March 1st-3rd, Nicaragua.DSC01198DSC01233DSC01266Nicaragua is an up-and-coming coffee growing country on the specialty scene. You’ll see more and more of it in the years to come. It was also more of what I expected from origin. I’d never seen poverty like that first hand, though Eton tells me it’s nothing compared to Africa. My first reaction was to be scared and feel sorry. But the more time we spent there and the more I interacted with the people, I realized they weren’t unhappy or dangerous. They were prideful and courteous. They had families and were trying to make a living just like anyone else.

Our trip was a total of nine days. By the end, I was tired.
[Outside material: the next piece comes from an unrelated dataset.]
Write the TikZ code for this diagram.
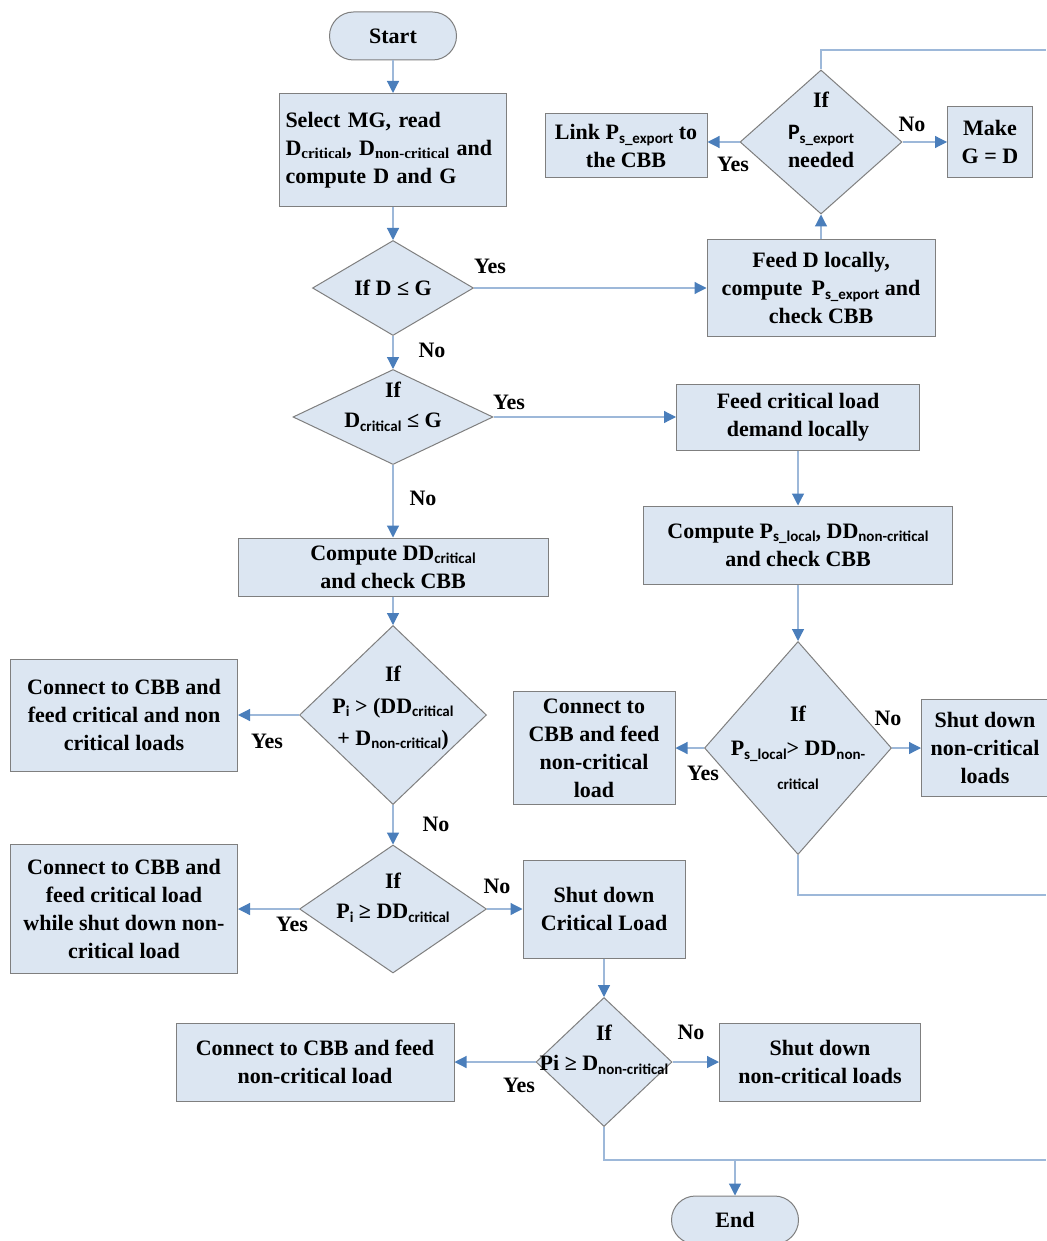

And to put things in perspective, just three days before leaving to Central America, Eton had just returned home from a two-week trip to Africa. And when we returned from Central, he was leaving a few days later for a weeklong trip in Guatemala. This is the life of the coffee buyer six to eight months out of the year. Is this a romantic life? Every barista’s dream? Maybe. But to me, it’s more than that. It takes immense talent, patience, and sacrifice to be a coffee buyer. More than I ever expected. And I hope you, like me, will have a little more appreciation for your morning cup, and you’ll consider the people and their efforts behind it. Your coffee will taste that much better for it.